Hero visual: microscope or product shot. Screens can be blurred or reconstructed for confidentiality.
I had been close to the project for years, helping with smaller visual and presentation tasks. In 2024 I joined as a core product contributor, when the research, publications, AI models, and computer-vision foundation were already strong.
What was missing was the product layer. There was no laboratory-facing software, no interface for interacting with the microscope, no website, and no coherent product narrative for demos, conferences, and potential clients.
Users & workflow
The users were scientists in small and mid-sized laboratories, plus research teams inside a large pharmaceutical client. Their core task was to test new drugs and compare which experimental conditions looked most promising.
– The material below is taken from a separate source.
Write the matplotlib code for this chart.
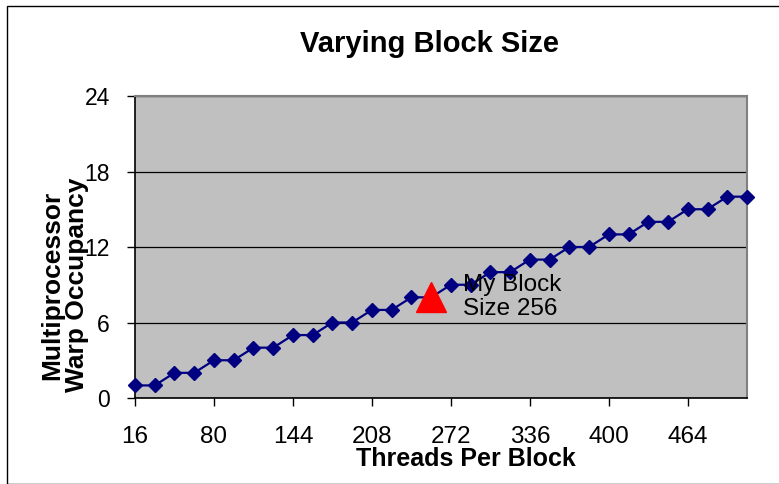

Before touching the software, they prepared samples, chose experiment conditions, placed samples into plates, and defined observation parameters. The interface had to mirror this physical laboratory process instead of forcing it into generic dashboard logic.
The product spanned the full experiment: setup before the run, interpretation during and after, and preparation of results for real decisions.
Onboarding, project creation, sample setup, experiment conditions, microscope configuration, admin and settings.
Dashboard, image and video analysis, time-series viewer, model segmentation, deviation detection, and comparison views.
Reports, statuses, alerts, error states, client-specific workflows, and preparation of results for downstream use.
Actual product screen. Blur or crop as needed for confidentiality.
Reconstruction showing the logic without exposing sensitive detail.
Key decisions
Scientists needed to trust AI-assisted analysis inside a serious research workflow. I structured the AI experience around visible analytical steps: time sequence, segmentation, detected deviations, comparison, and report preparation.
Before the experiment, users needed control and validation. After it, they needed comparison and interpretation. I split the product into distinct setup and analysis workspaces.
In a hardware-connected workflow, users need to know what is configured, what was sent to the microscope, what is running, what failed, and what is ready for analysis.
I designed a core workflow flexible enough to adapt selected processes for specific clients, without rebuilding the product from scratch each time.
Leadership & delivery
I led a product team of four: myself as CPO and Product Design Lead, plus three developers across frontend and backend. My job was to translate scientific and client needs into product decisions, prototypes, development tasks, and iterative releases.
Results
The project moved from a scientifically validated technology toward a working software product that could be demonstrated, tested, customized, and used with real partners and clients.
Reflection
Product design here was translation: from science to software, from laboratory practice to interface logic, from AI capability to a workflow people can trust.
The most meaningful part was helping build a tool that lets researchers study complex biological processes faster, and with more confidence.